Speaking after a meeting with Japanese counterpart Taro Kono, Sergei Lavrov said: "If the British government continues taking some anti-Russian measures, we will hit back under the principle of reciprocity."

Mr Lavrov urged the British government to "respond calmly" over the attack.

"Overall, there is no doubt that the British leadership has knowingly chosen to undermine the British-Russian relationship," said the minister.

Russian President Vladimir Putin has dismissed allegations of Moscow's responsibility as "nonsense". But on Wednesday, British Foreign Secretary Boris Johnson said the trail of responsibility over the attack “inexorably leads back to the Kremlin”.

Britain reacted to the attack by expelling 23 Russian diplomats and their families - around 80 people in total - and has also cut off high-level contacts.

A spokesman for Mrs May said London was "actively considering" other measures.

On Tuesday, the head of the OPCW chemical watchdog said it would take two to three weeks to complete laboratory analysis of samples taken from the poisoning.

The affair has further damaged Russia's already shaky relations with many Western countries.

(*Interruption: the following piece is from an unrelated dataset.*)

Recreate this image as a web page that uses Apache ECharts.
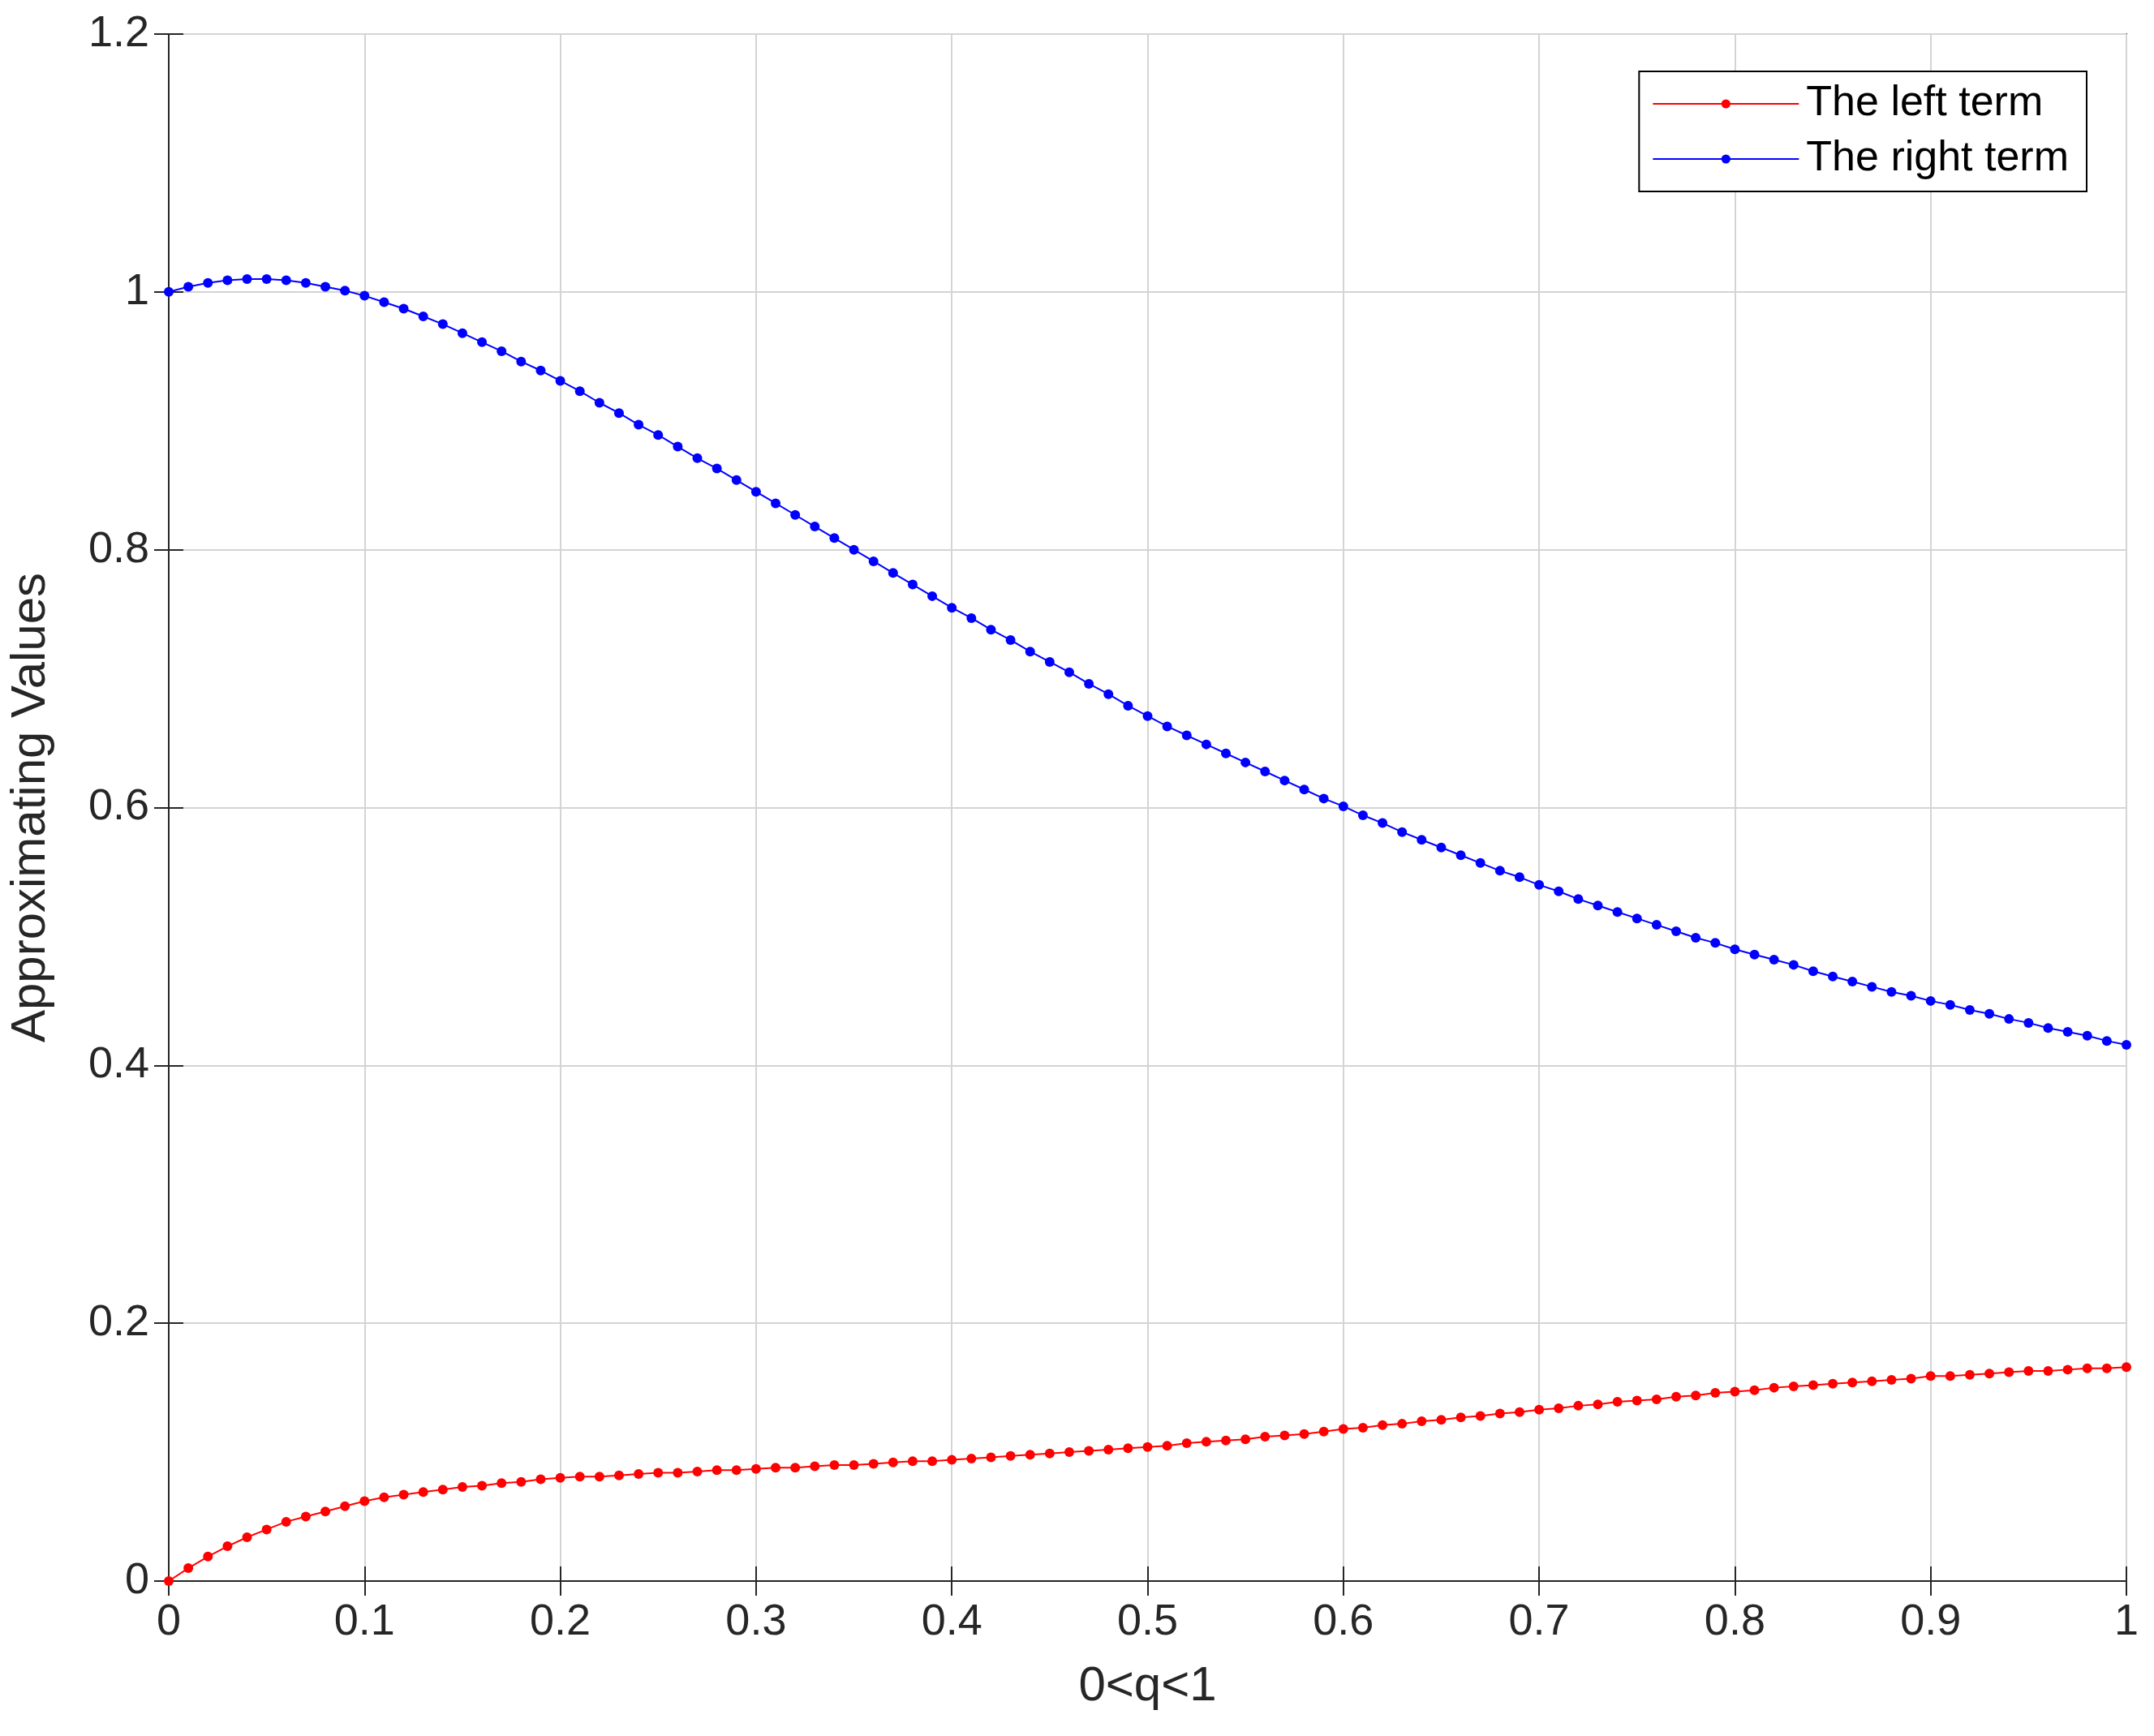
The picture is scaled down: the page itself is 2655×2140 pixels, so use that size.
<!DOCTYPE html>
<html><head><meta charset="utf-8">
<script src="https://cdn.jsdelivr.net/npm/echarts@6/dist/echarts.min.js"></script>
<style>html,body{margin:0;padding:0;background:#fff}#c{width:2655px;height:2140px}</style>
</head><body><div id="c"></div>
<script>
const q = [];
for (let i = 0; i <= 100; i++) q.push(+(i / 100).toFixed(2));
const rightTerm = [1.000,1.004,1.007,1.009,1.010,1.010,1.009,1.007,1.004,1.001,0.997,0.992,0.987,0.981,0.975,0.968,0.961,0.954,0.946,0.939,0.931,0.923,0.914,0.906,0.897,0.889,0.880,0.871,0.863,0.854,0.845,0.836,0.827,0.818,0.809,0.800,0.791,0.782,0.773,0.764,0.755,0.747,0.738,0.730,0.721,0.713,0.705,0.696,0.688,0.679,0.671,0.663,0.656,0.649,0.642,0.635,0.628,0.621,0.614,0.607,0.601,0.594,0.588,0.581,0.575,0.569,0.563,0.557,0.551,0.546,0.540,0.535,0.529,0.524,0.519,0.514,0.509,0.504,0.499,0.495,0.490,0.486,0.482,0.478,0.473,0.469,0.465,0.461,0.457,0.454,0.450,0.447,0.443,0.440,0.436,0.433,0.429,0.426,0.423,0.419,0.416];
const leftTerm = [0,0.010,0.019,0.027,0.034,0.040,0.046,0.050,0.054,0.058,0.062,0.065,0.067,0.069,0.071,0.073,0.074,0.076,0.077,0.079,0.080,0.081,0.081,0.082,0.083,0.084,0.084,0.085,0.086,0.086,0.087,0.088,0.088,0.089,0.090,0.090,0.091,0.092,0.093,0.093,0.094,0.095,0.096,0.097,0.098,0.099,0.100,0.101,0.102,0.103,0.104,0.105,0.107,0.108,0.109,0.110,0.112,0.113,0.114,0.116,0.118,0.119,0.121,0.122,0.124,0.125,0.127,0.128,0.130,0.131,0.133,0.134,0.136,0.137,0.139,0.140,0.141,0.143,0.144,0.146,0.147,0.148,0.150,0.151,0.152,0.153,0.154,0.155,0.156,0.157,0.159,0.159,0.160,0.161,0.162,0.163,0.163,0.164,0.165,0.165,0.166];

const font = 'Liberation Sans, Arial, sans-serif';
const txt = '#262626';
const pair = (ys) => q.map((x, i) => [x, ys[i]]);
const baseAxis = {
  axisLine: {show: true, lineStyle: {color: txt, width: 2}},
  axisTick: {show: true, inside: true, length: 18, lineStyle: {color: txt, width: 2}},
  axisLabel: {color: txt, fontSize: 54, fontFamily: font, margin: 24}
};
const chart = echarts.init(document.getElementById('c'));
chart.setOption({
  animation: false,
  backgroundColor: '#fff',
  grid: {left: 208, right: 34, top: 42, bottom: 191, show: true, borderColor: txt, borderWidth: 2},
  legend: {
    orient: 'vertical', right: 83, top: 88,
    backgroundColor: '#fff', borderColor: '#000', borderWidth: 2,
    padding: [14, 22, 14, 16], itemGap: 16, itemWidth: 180, itemHeight: 14,
    textStyle: {fontSize: 52, fontFamily: font, color: '#000', padding: [0, 0, 0, 4]},
    data: ['The left term', 'The right term']
  },
  xAxis: [
    Object.assign({}, baseAxis, {type: 'value', min: 0, max: 1, interval: 0.1,
      name: '0<q<1', nameLocation: 'middle', nameGap: 100,
      nameTextStyle: {color: txt, fontSize: 60, fontFamily: font},
      axisLabel: Object.assign({}, baseAxis.axisLabel, {formatter: v => String(+v.toFixed(1))}),
      splitLine: {show: true, lineStyle: {color: '#d4d4d4', width: 2}}}),
    Object.assign({}, baseAxis, {type: 'value', min: 0, max: 1, interval: 0.1, position: 'top',
      axisLabel: {show: false}, splitLine: {show: false}})
  ],
  yAxis: [
    Object.assign({}, baseAxis, {type: 'value', min: 0, max: 1.2, interval: 0.2,
      name: 'Approximating Values', nameLocation: 'middle', nameGap: 140,
      nameTextStyle: {color: txt, fontSize: 60, fontFamily: font},
      axisLabel: Object.assign({}, baseAxis.axisLabel, {formatter: v => String(+v.toFixed(1))}),
      splitLine: {show: true, lineStyle: {color: '#d4d4d4', width: 2}}}),
    Object.assign({}, baseAxis, {type: 'value', min: 0, max: 1.2, interval: 0.2, position: 'right',
      axisLabel: {show: false}, splitLine: {show: false}})
  ],
  series: [
    {name: 'The left term', type: 'line', data: pair(leftTerm), symbol: 'circle', symbolSize: 12,
     itemStyle: {color: '#ff0000'}, lineStyle: {color: '#ff0000', width: 2}},
    {name: 'The right term', type: 'line', data: pair(rightTerm), symbol: 'circle', symbolSize: 12,
     itemStyle: {color: '#0000ff'}, lineStyle: {color: '#0000ff', width: 2}}
  ]
});
</script></body></html>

The EU has expressed its solidarity with Britain and leaders at a summit later this week will agree to "coordinate on the consequences" for Russia, according to a draft statement seen by AFP.

US defence secretary Jim Mattis suggested on Tuesday that Moscow's suspected involvement shows Russia has "chosen to be a strategic competitor".

However, President Donald Trump skipped the issue when congratulating Mr Putin on his re-election and proposed a summit in the "not-too-distant future".

Japanese prime minister Shinzo Abe voiced "outrage" over the attack in a call to Mrs May, according to her office.

Mr Skripal, 66, a former Russian officer who sold secrets to Britain and moved there in a 2010 spy swap, remains in a coma along with his 33-year-old daughter after they were found unconscious on a bench in Salisbury.